The 1913 composition In the Bottoms (subtitled “Characteristic Suite”) is Dett’s most well-known work for piano. Dett said it gives expression to “moods or scenes peculiar to Negro life in the river bottoms of the Southern sections of North America.” In this vein, he compared it to Beethoven’s “Pastoral” Symphony No. 6 in its expressive goals. The barcarolle movement is subtitled “Morning.” Dett decorates a joyful melody with virtuosic runs over a swaying rhythm in the left hand.

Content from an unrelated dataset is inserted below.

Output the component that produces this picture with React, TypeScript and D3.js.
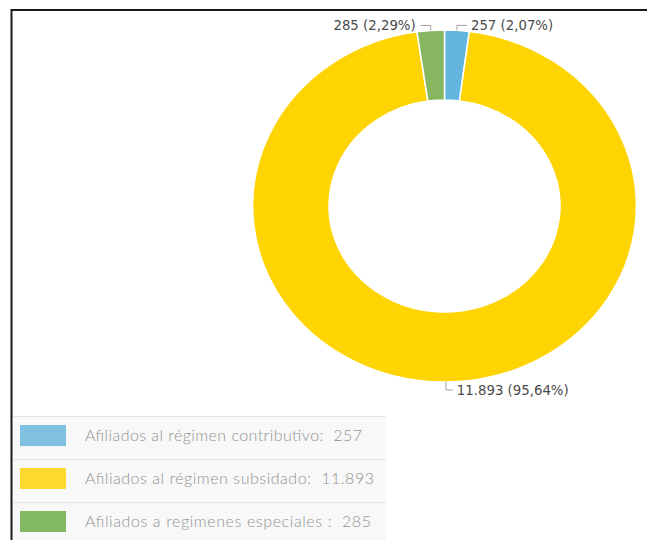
import React from "react";
import * as d3 from "d3";

const categories = [
  "Afiliados al régimen contributivo:",
  "Afiliados al régimen subsidado:",
  "Afiliados a regimenes especiales :",
];
const values = [257, 11893, 285];
const valueLabels = ["257", "11.893", "285"];
const percentLabels = ["2,07%", "95,64%", "2,29%"];
const sliceColors = ["#62b6dd", "#fed403", "#86b660"];
const legendColors = ["#80c1e1", "#fbd92f", "#83b863"];
const legendTextWidths = [277, 289, 286];

const W = 647;
const H = 540;
const cx = 444.5;
const cy = 206;
const rOuter = 176;
const rInner = 106;
const sx = 1.09;

export default function App() {
  const pie = d3
    .pie<number>()
    .sort(null)
    .startAngle(0)
    .endAngle(2 * Math.PI)
    .value((d) => d);
  const arcs = pie(values);
  const arcGen = d3.arc<d3.PieArcDatum<number>>().innerRadius(rInner).outerRadius(rOuter);

  const legendTop = 416;
  const rowH = 43;

  return (
    <svg
      width={W}
      height={H}
      style={{ position: "absolute", left: 0, top: 0, background: "#fff" }}
    >
      <rect x={0} y={0} width={W} height={H} fill="#fff" />
      {/* frame */}
      <line x1={11} y1={10} x2={W} y2={10} stroke="#1a1a1a" strokeWidth={2} />
      <line x1={11.5} y1={9} x2={11.5} y2={H} stroke="#1a1a1a" strokeWidth={2} />

      {/* donut */}
      <g transform={`translate(${cx},${cy}) scale(${sx},1)`}>
        {arcs.map((a, i) => (
          <path
            key={i}
            d={arcGen(a) || ""}
            fill={sliceColors[i]}
            stroke="#fff"
            strokeWidth={1.5}
            vectorEffect="non-scaling-stroke"
            strokeLinejoin="round"
          />
        ))}
      </g>

      {/* data labels */}
      {arcs.map((a, i) => {
        const mid = (a.startAngle + a.endAngle) / 2;
        const px = cx + sx * rOuter * Math.sin(mid);
        const py = cy - rOuter * Math.cos(mid);
        const top = Math.cos(mid) > 0;
        const right = Math.sin(mid) >= -0.01;
        const ey = top ? py - 5 : py + 8;
        const hl = top ? 10 : 7;
        const ex = right ? px + hl : px - hl;
        const tx = right ? ex + 4 : ex - 5;
        return (
          <g key={i}>
            <polyline
              points={`${px},${py} ${px},${ey} ${ex},${ey}`}
              fill="none"
              stroke="#a0a0a0"
              strokeWidth={1}
            />
            <text
              x={tx}
              y={ey + 5}
              textAnchor={right ? "start" : "end"}
              fontFamily="'DejaVu Sans', Verdana, sans-serif"
              fontSize={13.3}
              fill="#4a4a4a"
            >
              {`${valueLabels[i]} (${percentLabels[i]})`}
            </text>
          </g>
        );
      })}

      {/* legend */}
      {categories.map((c, i) => {
        const y0 = legendTop + i * rowH;
        return (
          <g key={i}>
            <rect x={13} y={y0} width={373} height={rowH} fill="#f8f8f8" />
            <line x1={13} y1={y0 + 0.5} x2={386} y2={y0 + 0.5} stroke="#e3e3e3" strokeWidth={1} />
            <rect x={20} y={y0 + 9} width={46} height={21} fill={legendColors[i]} />
            <text
              x={85}
              y={y0 + 25}
              fontFamily="Lato, 'Open Sans', sans-serif"
              fontWeight={300}
              fontSize={16}
              fill="#929292"
              textLength={legendTextWidths[i]}
              lengthAdjust="spacing"
              style={{ whiteSpace: "pre" }}
            >
              {`${c}  ${valueLabels[i]}`}
            </text>
          </g>
        );
      })}
    </svg>
  );
}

While the barcarolles of the nineteenth-century Romantics depicted the canals of Venice, here Dett is depicting the Mississippi River: “The rhythmic figure … paints the pleasure of a sunshiny morning on the Father of Waters…. Let your love of the beautiful in Nature permeate the Barcarolle.”
Pianist Clipper Erickson wrote his dissertation on Dett’s piano suites and also has an excellent recording of In the Bottoms. The suite is dedicated to Mr. and Mrs. Fred H. Goff, Cleveland-based philanthropists who helped Dett financially while at Oberlin.
About this week’s performers
Amanda Andrishak is currently a first year Master of Music student studying piano with Professor Evelyne Brancart. Previously, Amanda has pursued studies in Vancouver, where she received her undergraduate degree in piano, as well as in Austria at the Mozarteum Academy. Amanda enjoys playing contemporary musical works and exploring pieces by lesser-known composers. Outside of music, Amanda enjoys going on hikes and spending time with her cat, Cocoa.
Erik Wakar also studies with Evelyne Brancart and is currently a double major in piano performance and mathematics at IU.